Star Attention: Efficient LLM Inference over Long Sequences¶
Conference: ICML2025
arXiv: 2411.17116
Code: GitHub - Star-Attention
Area: LLM/NLP
Keywords: Long-sequence inference, sparse attention, distributed inference, Anchor Block, KV cache
TL;DR¶
Proposes Star Attention, a two-phase block-sparse attention mechanism: Phase 1 encodes partitioned context blocks via local attention across multiple hosts, and Phase 2 generates queries by aggregating global attention. It is compatible with existing LLMs without fine-tuning, achieving up to an 11x speedup in inference while retaining 97-100% accuracy.
Background & Motivation¶
Key Challenge¶
Key Challenge: Paragraphs or contexts spanning millions of tokens are increasingly common (e.g., code analysis, multi-document summarization), but the quadratic complexity of self-attention makes inference extremely expensive.
Goal¶
Goal: - FlashAttention: Accelerates computation but does not reduce complexity - Ring Attention: Distributed but requires ring communication - Chunk-based encoding methods: Require fine-tuning or extra components
Core Insights of Star Attention¶
Inference typically consists of two phases: (1) long-context encoding, and (2) short-query generation. Context tokens only require local attention, while query tokens require global attention.
Method¶
Phase 1: Local Context Encoding + Anchor Block¶
- The context is split into contiguous blocks and distributed across different hosts.

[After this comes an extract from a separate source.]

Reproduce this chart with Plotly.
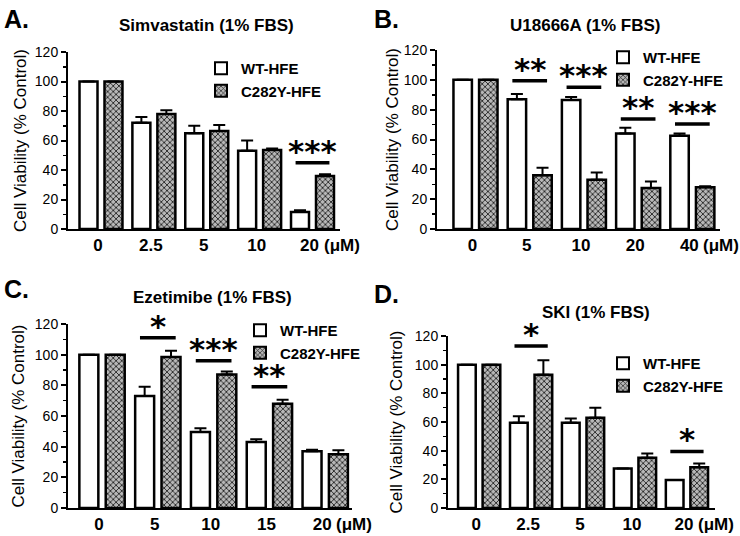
import plotly.graph_objects as go

# ---------------- data ----------------
series_names = ["WT-HFE", "C282Y-HFE"]

a_title = "Simvastatin (1% FBS)"
a_doses = ["0", "2.5", "5", "10", "20"]
a_wt = [100, 72, 65, 53, 11.5]
a_wt_err = [0, 4, 5, 7, 1.2]
a_mut = [100, 78, 66.5, 53.5, 36]
a_mut_err = [0, 2.5, 4, 1, 1.2]
a_sig = [(4, "***", 45)]

b_title = "U18666A (1% FBS)"
b_doses = ["0", "5", "10", "20", "40"]
b_wt = [100, 87, 86.5, 64, 62.5]
b_wt_err = [0, 3.5, 2, 3.8, 1.5]
b_mut = [100, 36, 33, 27.5, 28]
b_mut_err = [0, 5, 4.8, 4.4, 0.6]
b_sig = [(1, "**", 99.4), (2, "***", 95), (3, "**", 73.7), (4, "***", 70.4)]

c_title = "Ezetimibe (1% FBS)"
c_doses = ["0", "5", "10", "15", "20"]
c_wt = [100, 73, 49.5, 43, 37]
c_wt_err = [0, 6, 2.5, 1.8, 1]
c_mut = [100, 98.5, 87, 68, 35]
c_mut_err = [0, 4, 2, 2.6, 2.7]
c_sig = [(1, "*", 111), (2, "***", 96), (3, "**", 79)]

d_title = "SKI (1% FBS)"
d_doses = ["0", "2.5", "5", "10", "20"]
d_wt = [100, 59.5, 59.5, 27.5, 19.5]
d_wt_err = [0, 4.5, 3, 0, 0]
d_mut = [100, 93, 63, 35, 28.5]
d_mut_err = [0, 10, 7, 3, 2.5]
d_sig = [(1, "*", 113), (4, "*", 39.5)]

y_label = "Cell Viability (% Control)"
unit_label = "(μM)"

# ---------------- layout geometry (pixels) ----------------
W, H = 740, 536
FONT = "Liberation Sans"

panels = [
    dict(letter="A.", title=a_title, doses=a_doses, wt=a_wt, wte=a_wt_err, mut=a_mut, mute=a_mut_err, sig=a_sig,
         px=(68, 340), py=(229, 52), xr=(-0.624, 4.52), title_xy=(206, 25), letter_xy=(2, 3),
         legend_xy=(201, 52), standoff=4),
    dict(letter="B.", title=b_title, doses=b_doses, wt=b_wt, wte=b_wt_err, mut=b_mut, mute=b_mut_err, sig=b_sig,
         px=(437, 720), py=(229, 50), xr=(-0.71, 4.51), title_xy=(585, 25), letter_xy=(372, 3),
         legend_xy=(603, 41), standoff=1),
    dict(letter="C.", title=c_title, doses=c_doses, wt=c_wt, wte=c_wt_err, mut=c_mut, mute=c_mut_err, sig=c_sig,
         px=(68, 352), py=(508, 324), xr=(-0.61, 4.48), title_xy=(212, 297), letter_xy=(2, 273),
         legend_xy=(240, 314), standoff=6),
    dict(letter="D.", title=d_title, doses=d_doses, wt=d_wt, wte=d_wt_err, mut=d_mut, mute=d_mut_err, sig=d_sig,
         px=(448, 715), py=(508, 336), xr=(-0.6, 4.54), title_xy=(596, 312), letter_xy=(372, 278),
         legend_xy=(603, 347), standoff=8),
]

fig = go.Figure()
annotations = []
shapes = []
layout_extra = {}

for i, p in enumerate(panels):
    n = "" if i == 0 else str(i + 1)
    xa, ya = "x" + n, "y" + n
    leg = "legend" + n
    fig.add_trace(go.Bar(
        x=p["doses"], y=p["wt"], name=series_names[0], xaxis=xa, yaxis=ya, legend=leg,
        marker=dict(color="white", line=dict(color="black", width=2.5)),
        error_y=dict(type="data", symmetric=False, array=p["wte"], arrayminus=[0] * len(p["wte"]),
                     color="black", thickness=2, width=6),
    ))
    fig.add_trace(go.Bar(
        x=p["doses"], y=p["mut"], name=series_names[1], xaxis=xa, yaxis=ya, legend=leg,
        marker=dict(color="#aaaaaa", line=dict(color="black", width=2.5),
                    pattern=dict(shape="x", size=4, solidity=0.4, fgcolor="#252525", bgcolor="#b8b8b8",
                                 fillmode="replace")),
        error_y=dict(type="data", symmetric=False, array=p["mute"], arrayminus=[0] * len(p["mute"]),
                     color="black", thickness=2, width=6),
    ))
    x0, x1 = p["px"]
    yb, yt = p["py"]
    layout_extra["xaxis" + n] = dict(
        domain=[x0 / W, x1 / W], anchor=ya, type="category", range=list(p["xr"]), automargin=False,
        showline=True, linecolor="black", linewidth=2, ticks="", showgrid=False, zeroline=False,
        tickfont=dict(family=FONT, size=17, color="black", weight="bold"), ticklabelshift=-3,
        fixedrange=True,
    )
    layout_extra["yaxis" + n] = dict(
        domain=[1 - yb / H, 1 - yt / H], anchor=xa, range=[0, 120], dtick=20, automargin=False,
        showline=True, linecolor="black", linewidth=2, ticks="outside", ticklen=5, tickwidth=2,
        tickcolor="black", showgrid=False, zeroline=False,
        minor=dict(dtick=10, ticks="outside", ticklen=3, tickwidth=1.5, tickcolor="black"),
        tickfont=dict(family=FONT, size=14, color="black"),
        title=dict(text=y_label, font=dict(family=FONT, size=17, color="black"), standoff=p["standoff"]),
        fixedrange=True,
    )
    lx, ly = p["legend_xy"]
    layout_extra[leg] = dict(
        x=lx / W, y=1 - ly / H, xanchor="left", yanchor="top", bgcolor="rgba(0,0,0,0)",
        font=dict(family=FONT, size=15, color="black", weight="bold"), tracegroupgap=0,
        itemsizing="constant",
    )
    # panel letter and title
    annotations.append(dict(text="<b>%s</b>" % p["letter"], xref="paper", yref="paper",
                            x=p["letter_xy"][0] / W, y=1 - p["letter_xy"][1] / H, xanchor="left", yanchor="top",
                            showarrow=False, font=dict(family=FONT, size=25, color="black")))
    annotations.append(dict(text="<b>%s</b>" % p["title"], xref="paper", yref="paper",
                            x=p["title_xy"][0] / W, y=1 - p["title_xy"][1] / H, xanchor="center",
                            yanchor="middle", showarrow=False, font=dict(family=FONT, size=17, color="black")))
    # unit label next to last tick label
    annotations.append(dict(text="<b>%s</b>" % unit_label, xref=xa, yref=ya + " domain",
                            x=len(p["doses"]) - 1, y=0, xanchor="left", yanchor="top", xshift=9, yshift=-5,
                            showarrow=False, font=dict(family=FONT, size=17, color="black")))
    # significance markers
    for g, stars, ylev in p["sig"]:
        shapes.append(dict(type="line", xref=xa, yref=ya, x0=g - 0.32, x1=g + 0.32, y0=ylev, y1=ylev,
                           line=dict(color="black", width=3.5)))
        annotations.append(dict(text=stars, xref=xa, yref=ya, x=g, y=ylev, xanchor="center", yanchor="bottom",
                                yshift=-8, showarrow=False,
                                font=dict(family="DejaVu Sans", size=31, color="black", weight="bold")))

fig.update_layout(
    template="none",
    width=W, height=H, margin=dict(l=0, r=0, t=0, b=0, pad=0, autoexpand=False),
    paper_bgcolor="white", plot_bgcolor="white",
    barmode="group", bargap=0.055, bargroupgap=0.28,
    annotations=annotations, shapes=shapes,
    font=dict(family=FONT, color="black"),
    **layout_extra,
)

fig.write_html("out.html", config={"displayModeBar": False, "staticPlot": True},
               post_script="document.body.style.margin='0';document.body.style.overflow='hidden';")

- Each block is prefixed with an "anchor block" (a copy of the first block).
- Each host performs self-attention independently without communication.
- Only the KV values of the non-anchor parts are cached.
Phase 2: Global Query Encoding¶
- Queries are replicated to all hosts.
- Each host computes local attention using its local KV cache.
- The "query host" aggregates softmax statistics to obtain global attention.
- Minimal communication overhead: each host transmits only 1 vector + 1 scalar per token.
Characteristics¶
- The context length scales horizontally (linearly) with the number of hosts.
- Requires no model fine-tuning.
- Fully compatible and stackable with FlashAttention.
Key Experimental Results¶
Inference Acceleration¶
Main Results¶
| Context Length | Number of Hosts | Speedup | Accuracy Retention |
|---|---|---|---|
| 128K | 4 | 4x | 99% |
| 256K | 8 | 7x | 98% |
| 512K | 16 | 11x | 97% |
Accuracy Comparison (Llama3.1-8B/70B)¶
Ablation Study¶
| Benchmark | Standard Attention | Star Attention |
|---|---|---|
| RULER | 100% | 97-100% |
| LongBench | Baseline | Close to Baseline |
| Needle-in-Haystack | 100% | 98%+ |
Key Findings¶
- The anchor block is critical; accuracy drops significantly without it.
- Local attention in Phase 1 is sufficient for most context understanding tasks.
- Global aggregation in Phase 2 requires minimal communication.
- Demonstrates effectiveness on both Llama3.1-8B and 70B.
Highlights & Insights¶
- The two-phase design of "local context + global query" is highly intuitive and natural.
- The introduction of the anchor block elegantly maintains global consistency.
- Zero fine-tuning required—plug-and-play with any global-attention LLM.
- Extremely low communication overhead (only 1 vector + 1 scalar per token from each host).
- Can be combined and stacked with FlashAttention.
Limitations & Future Work¶
- Accuracy may suffer a 2–3% drop in tasks with extremely strong position dependence.
- The choice of anchor block size affects performance and requires tuning.
- May not be optimal for tasks requiring global interaction across the entire context (e.g., full-text summarization).
- The single query host in Phase 2 could potentially become a bottleneck.
- The integration with KV cache compression methods remains unexplored.
Related Work & Insights¶
- Difference from Ring Attention: Ring Attention requires circular ring-communication, whereas Star Attention does not.
- Difference from Longformer: Longformer requires fine-tuning, whereas Star Attention is applicable zero-shot.
- Insight: The two-phase design can be generalized to other long-sequence tasks.
Rating¶
- Novelty: 4.5/5 — Two-phase + anchor block design
- Experimental Thoroughness: 4.5/5 — Multi-model and multi-benchmark
- Writing Quality: 4.5/5
- Value: 5.0/5 — 11x speedup + plug-and-play
Supplementary Technical Details¶
Role of the Anchor Block¶
A copy of the first block is pre-pended to the block of each host, ensuring that every host can "see" the beginning of the global context. This design is inspired by the "attention sink" phenomenon.
Communication Overhead Analysis in Phase 2¶
Each context host only needs to transmit softmax normalization statistics (one vector + one scalar per token), making the communication volume independent of context length.
Typical Application Scenarios¶
Best suited for the "long context + short query + short answer" paradigm, such as RAG, document QA, and code analysis.